The Moscow court ruled he must also pay a fine of 130 million roubles ($2.2 million) for taking for taking the bribe from Igor Sechin, head of the state oil giant Rosneft, in a sting operation.
Judge Larisa Semyonova said the eight years would be served in a “harsh regime” colony in a sentence which was slightly below the 10 years demanded by prosecutors.
Ulyukayev said the sentence was “unjust” and vowed to appeal.
Before the ruling he made an effort to appear upbeat with reporters, saying he was expecting a fair hearing and gesturing only to a briefcase of documents when asked if he had brought any belongings with him.

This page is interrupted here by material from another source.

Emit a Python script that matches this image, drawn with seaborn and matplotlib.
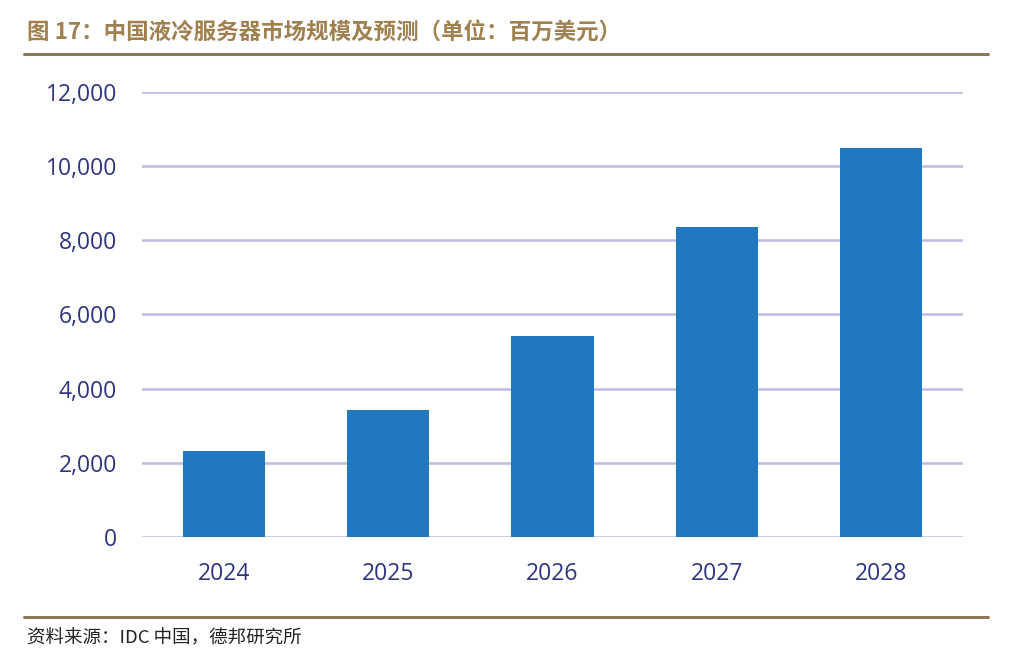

Earlier he said a long sentence in a harsh-regime colony, most of which are in remote locations and offer prisoners little contact with families, would effectively be a death sentence.
Ulyukayev, who became economic development minister in 2013, was arrested at Rosneft’s headquarters last year after being handed a bag containing $2 million by Sechin, who had asked security forces to set up a sting.
Sechin told investigators that Ulyukayev had demanded the bribe in return for backing a controversial deal in which Rosneft acquired a stake in Bashneft, another state-run oil group.
Ulyukayev had originally opposed the sale of the stake to Rosneft but later endorsed it after Putin said it would help fill state coffers.
Ulyukayev denied the charge, saying that he believed the bag contained expensive wines that Sechin had promised him to celebrate the deal.
The prosecution did not provide any proof that Ulyukayev opened the bag of marked notes and therefore knew he was receiving a bribe.
Sechin has failed to attend court hearings despite being summoned as a witness.
Ulyukayev has lost a striking amount of weight while under house arrest and has calmly read books by Chekhov and Kafka, as well as Plato’s Apology of Socrates, during the trial.
In his closing speech last week, he asked forgiveness from Russians for ignoring the injustices of the country’s political system while in power and focusing on building his network and advancing his career.
“When everything is good, you shamefully turn away from people’s grief. Forgive me for that, people,” Ulyukayev told the court, wiping his forehead with a handkerchief.